I'm not saying the Euler's Disk isn't fascinating and rad and a commendable utilization of the laws of physics, but watching and listening to it creates a great deal of anxiety in my heart. It's like the foreboding music in a scary movie that goes on and on...and on and on...and ends up wreaking more havoc on my psyche than the actual scary part, which tends at least to be one big, percussive boom of I-just-crapped-my-pants that's over in a few seconds. This, though, this spinning and hissing and spinning and hissing--it increases my resting heart rate by a good 10 beats per minute. By the end of the video, I'm ready for a Xanax.

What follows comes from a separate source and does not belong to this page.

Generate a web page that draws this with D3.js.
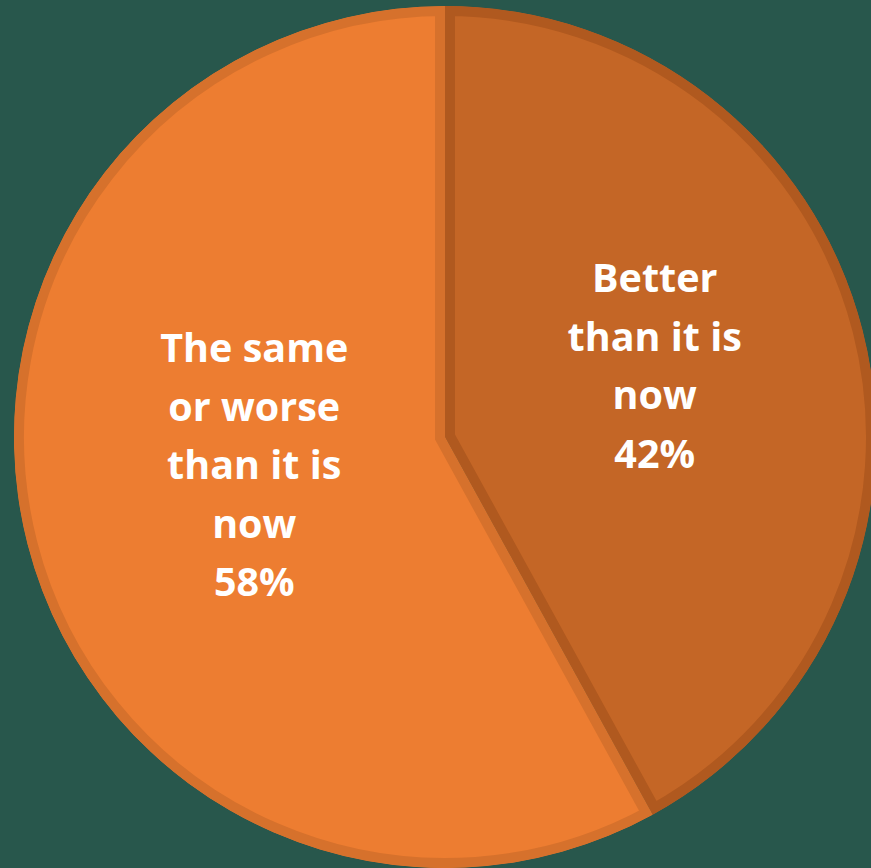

A chrome-plated steel disk with 9 pieces of magnetized holographic foil, Euler's needs only a simple flick of the wrist to set it a-twirl with glimmering visuals and ever-changing, marginally disquieting noises that last for 975 years.
Yes, that is correct. I said 975 years. And I am exaggerating.
When Euler's Disk goes for a spin, its gravitational potential energy converts to kinetic energy, and it remains in motion until the friction and vibration of the surface below it eventually calm it to a stop. Throughout the process, the disk's concave mirror base reflects the spectral particulates of its foil to exude some mesmerizing optical pleasures. We hear it's even more fun to use in a darkened room with a flashlight or laser.
The disk's kinetic energy also ignites its sound, a soaring pitch that increases as the rolling point of contact increases towards infinity. Or something like that.
Euler's Disks measure about 3" in diameter and come with a 7.9" diameter mirrored surface for spinning. They are touted as a barrel of monkeys for kids as both toys and teaching tools.